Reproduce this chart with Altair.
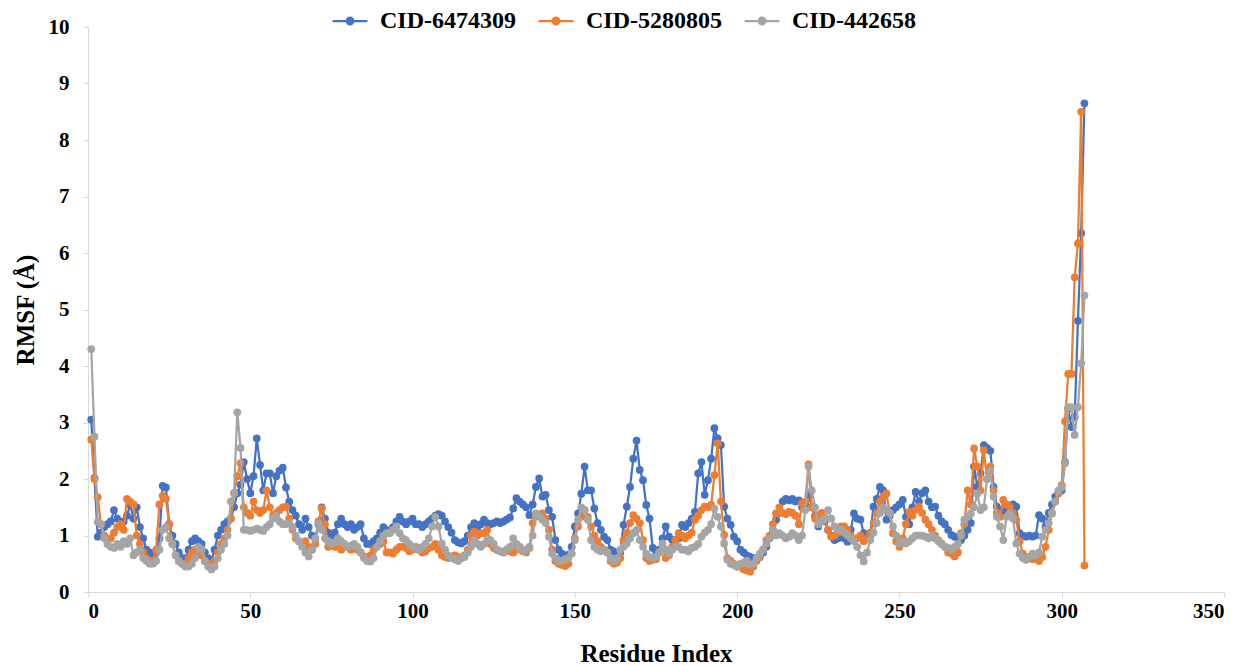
import altair as alt
import pandas as pd

series_names = ["CID-6474309", "CID-5280805", "CID-442658"]
series_colors = ["#4472C4", "#ED7D31", "#A5A5A5"]
x_ticks = [0, 50, 100, 150, 200, 250, 300, 350]
y_ticks = [0, 1, 2, 3, 4, 5, 6, 7, 8, 9, 10]

cid_6474309 = [
    3.05, 2.02, 0.98, 1.05, 1.15, 1.2, 1.25, 1.45, 1.3, 1.2,
    1.25, 1.35, 1.55, 1.3, 1.5, 1.15, 0.95, 0.75, 0.7, 0.65,
    0.7, 0.95, 1.88, 1.85, 1.2, 1.0, 0.85, 0.7, 0.6, 0.6,
    0.75, 0.9, 0.95, 0.9, 0.85, 0.7, 0.6, 0.55, 0.75, 1.0,
    1.1, 1.2, 1.25, 1.3, 1.5, 1.75, 1.9, 2.3, 2.0, 1.75,
    2.05, 2.72, 2.25, 1.8, 2.1, 2.1, 1.75, 2.05, 2.15, 2.2,
    1.85, 1.6, 1.45, 1.35, 1.2, 1.1, 1.3, 1.15, 1.0, 0.95,
    1.2, 1.5, 1.3, 1.05, 1.0, 1.05, 1.2, 1.3, 1.2, 1.15,
    1.2, 1.1, 1.15, 1.2, 0.95, 0.85, 0.85, 0.9, 0.95, 1.05,
    1.15, 1.1, 1.05, 1.15, 1.25, 1.33, 1.25, 1.2, 1.25, 1.3,
    1.2, 1.2, 1.15, 1.2, 1.25, 1.3, 1.35, 1.38, 1.35, 1.25,
    1.15, 1.05, 0.92, 0.88, 0.86, 0.9, 1.0, 1.15, 1.22, 1.15,
    1.2, 1.28, 1.22, 1.2, 1.22, 1.25, 1.22, 1.25, 1.28, 1.32,
    1.48, 1.66, 1.6, 1.55, 1.5, 1.36, 1.55, 1.86, 2.01, 1.69,
    1.72, 1.45, 1.33, 0.92, 0.75, 0.68, 0.62, 0.66, 0.8, 1.16,
    1.39, 1.74, 2.22, 1.8, 1.8, 1.48, 1.22, 1.1, 0.98, 0.92,
    0.75, 0.72, 0.68, 0.7, 1.19, 1.51, 1.86, 2.36, 2.68, 2.16,
    1.98, 1.54, 1.3, 0.78, 0.72, 0.75, 0.95, 1.16, 0.98, 0.92,
    0.92, 0.95, 1.19, 1.15, 1.22, 1.3, 1.42, 2.1, 2.3, 1.72,
    1.98, 2.36, 2.9, 2.72, 2.6, 1.51, 1.3, 1.19, 0.98, 0.9,
    0.75, 0.7, 0.65, 0.62, 0.6, 0.6, 0.62, 0.7, 0.8, 0.95,
    1.1, 1.28, 1.4, 1.6, 1.65, 1.62, 1.65, 1.6, 1.62, 1.5,
    1.55, 1.74, 1.5, 1.35, 1.16, 1.33, 1.25, 1.1, 1.0, 0.92,
    0.95, 1.0, 0.95, 0.89, 1.1, 1.39, 1.3, 1.28, 1.04, 0.95,
    1.0, 1.51, 1.65, 1.86, 1.8, 1.28, 1.35, 1.45, 1.5, 1.55,
    1.63, 1.33, 1.2, 1.5, 1.77, 1.6, 1.75, 1.8, 1.6, 1.5,
    1.51, 1.35, 1.25, 1.2, 1.1, 1.01, 0.98, 0.95, 0.92, 1.0,
    1.1, 1.22, 2.22, 1.86, 2.1, 2.6, 2.55, 2.5, 1.86, 1.51,
    1.45, 1.4, 1.45, 1.5, 1.55, 1.51, 1.04, 1.0, 0.98, 1.0,
    0.98, 1.0, 1.36, 1.3, 1.16, 1.4, 1.55, 1.69, 1.75, 1.8,
    2.3, 3.25, 2.92, 3.1, 4.8, 6.35, 8.65,
]

cid_5280805 = [
    2.7, 2.0, 1.68, 1.2, 1.0, 0.9, 0.95, 1.05, 1.15, 1.2,
    1.1, 1.65, 1.6, 1.55, 1.0, 0.85, 0.7, 0.6, 0.55, 0.55,
    0.75, 1.55, 1.7, 1.65, 1.2, 0.85, 0.65, 0.55, 0.5, 0.5,
    0.6, 0.7, 0.75, 0.7, 0.65, 0.55, 0.5, 0.5, 0.55, 0.7,
    0.85, 0.95, 1.1, 1.3, 1.75, 2.05, 2.28, 1.5, 1.4, 1.35,
    1.6, 1.45, 1.4, 1.45, 1.8, 1.5, 1.35, 1.4, 1.45, 1.5,
    1.51, 1.3, 1.1, 0.95, 0.9, 0.85, 0.9, 0.8, 0.75, 0.85,
    1.25, 1.48, 1.2, 0.8, 0.85, 0.8, 0.8, 0.75, 0.8, 0.8,
    0.75, 0.8, 0.75, 0.7, 0.63, 0.6, 0.65, 0.75, 0.8, 0.85,
    0.9, 0.7, 0.7, 0.68, 0.75, 0.8, 0.8, 0.78, 0.72, 0.75,
    0.8, 0.75, 0.7, 0.72, 0.78, 0.8, 0.85, 0.75, 0.65, 0.62,
    0.6, 0.62, 0.65, 0.62, 0.6, 0.65, 0.75, 1.0, 1.07, 1.0,
    1.04, 1.04, 1.1, 0.85, 0.78, 0.75, 0.72, 0.7, 0.75, 0.72,
    0.7, 0.75, 0.8, 0.72, 0.7, 0.78, 1.22, 1.33, 1.36, 1.39,
    1.3, 1.1, 0.75, 0.55, 0.5, 0.48, 0.46, 0.5, 0.68, 0.95,
    1.16, 1.33, 1.45, 1.33, 1.16, 1.0, 0.9, 0.8, 0.75, 0.7,
    0.55, 0.5, 0.52, 0.6, 0.92, 1.05, 1.22, 1.36, 1.3, 1.22,
    0.92, 0.6, 0.55, 0.57, 0.58, 0.7, 0.8, 0.6, 0.65, 0.8,
    0.92, 1.04, 1.0, 0.95, 1.0, 1.05, 1.28, 1.35, 1.45, 1.51,
    1.5, 1.54, 2.07, 2.63, 1.6, 1.01, 0.6, 0.55, 0.5, 0.45,
    0.45, 0.4, 0.38, 0.36, 0.45, 0.55, 0.63, 0.75, 0.92, 1.0,
    1.2, 1.39, 1.5, 1.4, 1.38, 1.42, 1.4, 1.35, 1.2, 1.57,
    1.6, 2.26, 1.5, 1.3, 1.36, 1.4, 1.3, 1.1, 0.98, 1.0,
    1.05, 1.16, 1.16, 1.1, 1.0, 0.92, 0.95, 1.0, 0.9, 0.95,
    1.05, 1.22, 1.4, 1.6, 1.69, 1.74, 1.4, 1.04, 0.9, 0.8,
    0.95, 1.2, 1.42, 1.35, 1.45, 1.51, 1.4, 1.28, 1.2, 1.1,
    1.0, 0.92, 0.85, 0.8, 0.7, 0.68, 0.63, 0.7, 1.04, 1.2,
    1.8, 1.55, 2.54, 2.22, 1.8, 2.51, 2.0, 2.22, 1.8, 1.4,
    1.33, 1.63, 1.55, 1.51, 1.4, 1.28, 0.9, 0.68, 0.62, 0.6,
    0.58, 0.6, 0.55, 0.62, 0.8, 1.1, 1.39, 1.6, 1.75, 1.89,
    3.02, 3.86, 3.86, 5.57, 6.17, 8.5, 0.47,
]

cid_442658 = [
    4.3, 2.75, 1.24, 1.2, 0.95, 0.85, 0.8, 0.78, 0.85, 0.8,
    0.9, 0.85, 0.95, 0.65, 0.7, 0.75, 0.6, 0.55, 0.5, 0.5,
    0.55, 0.75, 1.1, 1.15, 0.95, 0.85, 0.65, 0.55, 0.5, 0.45,
    0.45, 0.5, 0.6, 0.8, 0.75, 0.55, 0.45, 0.4, 0.45, 0.6,
    0.75, 0.85, 1.0, 1.6, 1.75, 3.18, 2.55, 1.1, 1.1, 1.08,
    1.1, 1.12, 1.1, 1.08, 1.15, 1.2, 1.3, 1.35, 1.25, 1.2,
    1.2, 1.22, 1.15, 1.0, 0.9, 0.8, 0.7, 0.63, 0.75, 0.95,
    1.22, 1.1, 0.95, 0.9, 0.85, 0.88, 0.95, 0.9, 0.85, 0.8,
    0.82, 0.85, 0.8, 0.7, 0.6, 0.55, 0.54, 0.6, 0.8, 0.9,
    1.0, 1.04, 1.05, 1.1, 1.16, 1.04, 0.95, 0.92, 0.85, 0.8,
    0.78, 0.75, 0.8, 0.85, 0.95, 1.16, 1.33, 1.16, 0.86, 0.75,
    0.65, 0.6, 0.58, 0.55, 0.6, 0.62, 0.7, 0.8, 0.92, 0.85,
    0.8, 0.85, 0.92, 0.92, 0.85, 0.75, 0.72, 0.7, 0.75, 0.8,
    0.95, 0.85, 0.78, 0.72, 0.75, 0.8, 1.0, 1.39, 1.35, 1.28,
    1.22, 0.98, 0.68, 0.6, 0.55, 0.55, 0.58, 0.6, 0.68, 0.92,
    1.28, 1.5, 1.45, 1.28, 0.92, 0.8, 0.75, 0.72, 0.75, 0.7,
    0.6, 0.54, 0.6, 0.75, 0.8, 0.86, 0.95, 1.04, 1.1, 0.92,
    0.8, 0.68, 0.62, 0.6, 0.62, 0.7, 0.86, 0.75, 0.68, 0.75,
    0.8, 0.8, 0.75, 0.75, 0.72, 0.78, 0.8, 0.85, 0.98, 1.05,
    1.1, 1.2, 1.48, 1.33, 1.16, 0.86, 0.57, 0.5, 0.48, 0.45,
    0.5, 0.52, 0.55, 0.48, 0.5, 0.6, 0.68, 0.75, 0.86, 0.95,
    1.1, 1.0, 1.04, 1.0, 0.95, 0.98, 1.04, 1.0, 0.92, 1.0,
    1.45, 2.22, 1.8, 1.5, 1.2, 1.25, 1.3, 1.45, 1.3, 1.16,
    1.1, 1.1, 1.05, 1.0, 0.95, 0.9, 0.8, 0.65, 0.54, 0.7,
    0.92, 1.05, 1.22, 1.4, 1.5, 1.45, 1.4, 1.16, 1.0, 0.86,
    0.9, 0.86, 0.9, 0.95, 1.0, 1.0, 1.0, 0.98, 0.95, 1.0,
    0.95, 0.9, 0.86, 0.8, 0.78, 0.75, 0.8, 0.85, 1.0, 1.28,
    1.33, 1.39, 1.5, 1.74, 1.45, 1.5, 2.0, 2.15, 1.69, 1.33,
    1.16, 0.92, 1.33, 1.39, 1.3, 0.86, 0.68, 0.6, 0.57, 0.62,
    0.68, 0.65, 0.7, 0.98, 1.1, 1.22, 1.4, 1.6, 1.8, 1.85,
    2.28, 3.27, 3.27, 2.78, 3.27, 4.05, 5.25,
]

all_values = [cid_6474309, cid_5280805, cid_442658]

rows = []
for name, vals in zip(series_names, all_values):
    for i, v in enumerate(vals):
        rows.append({"series": name, "residue": i + 1, "rmsf": v})
df = pd.DataFrame(rows)

FONT = "Liberation Serif"

legend_symbol = (
    "M-2.9,0L2.9,0"
    "M-0.55,0A0.55,0.55,0,1,1,0.55,0A0.55,0.55,0,1,1,-0.55,0"
    "M-0.3,0A0.3,0.3,0,1,1,0.3,0A0.3,0.3,0,1,1,-0.3,0"
)

color_enc = alt.Color(
    "series:N",
    scale=alt.Scale(domain=series_names, range=series_colors),
    sort=series_names,
    legend=alt.Legend(
        orient="none",
        legendX=250,
        legendY=-18,
        direction="horizontal",
        title=None,
        symbolType=legend_symbol,
        symbolSize=144,
        symbolStrokeWidth=2.25,
        labelFont=FONT,
        labelFontSize=24,
        labelFontWeight="bold",
        labelColor="black",
        labelOffset=18,
        columnPadding=18,
        padding=0,
    ),
)

x_enc = alt.X(
    "residue:Q",
    scale=alt.Scale(domain=[0, 350], nice=False),
    axis=alt.Axis(values=x_ticks, title="Residue Index", labelPadding=3, titlePadding=20),
)
y_enc = alt.Y(
    "rmsf:Q",
    scale=alt.Scale(domain=[0, 10], nice=False),
    axis=alt.Axis(values=y_ticks, title="RMSF (Å)", labelPadding=14, titlePadding=10),
)

layers = []
for name in series_names:
    layers.append(
        alt.Chart(df)
        .transform_filter(alt.datum.series == name)
        .mark_line(
            strokeWidth=2.25,
            point=alt.OverlayMarkDef(filled=True, size=60, opacity=1),
        )
        .encode(x=x_enc, y=y_enc, color=color_enc, order="residue:Q")
    )

chart = (
    alt.layer(*layers)
    .properties(
        width=1136,
        height=565,
        autosize=alt.AutoSizeParams(type="none"),
        padding={"left": 88, "top": 27, "right": 21, "bottom": 74},
        background="white",
    )
    .configure_view(stroke="transparent")
    .configure_axis(
        grid=False,
        labelFont=FONT,
        labelFontSize=21,
        labelFontWeight="bold",
        labelColor="black",
        titleFont=FONT,
        titleFontSize=25,
        titleFontWeight="bold",
        titleColor="black",
        domainColor="#D9D9D9",
        tickColor="#D9D9D9",
        tickSize=5,
    )
)

chart.save("out.html", embed_options={"renderer": "svg", "actions": False})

● ● ●

GIVEN PROBLEM ▸
From the top of the listing above, repeat each line exactly until you reach the line containing "y_ticks = [0, 1, 2, 3, 4, 5, 6, 7, 8, 9, 10]", and repeat that one too. Leave the pictures out.

ANSWER TO THE EXERCISE ▸
Reproduce this chart with Altair.
import altair as alt
import pandas as pd

series_names = ["CID-6474309", "CID-5280805", "CID-442658"]
series_colors = ["#4472C4", "#ED7D31", "#A5A5A5"]
x_ticks = [0, 50, 100, 150, 200, 250, 300, 350]
y_ticks = [0, 1, 2, 3, 4, 5, 6, 7, 8, 9, 10]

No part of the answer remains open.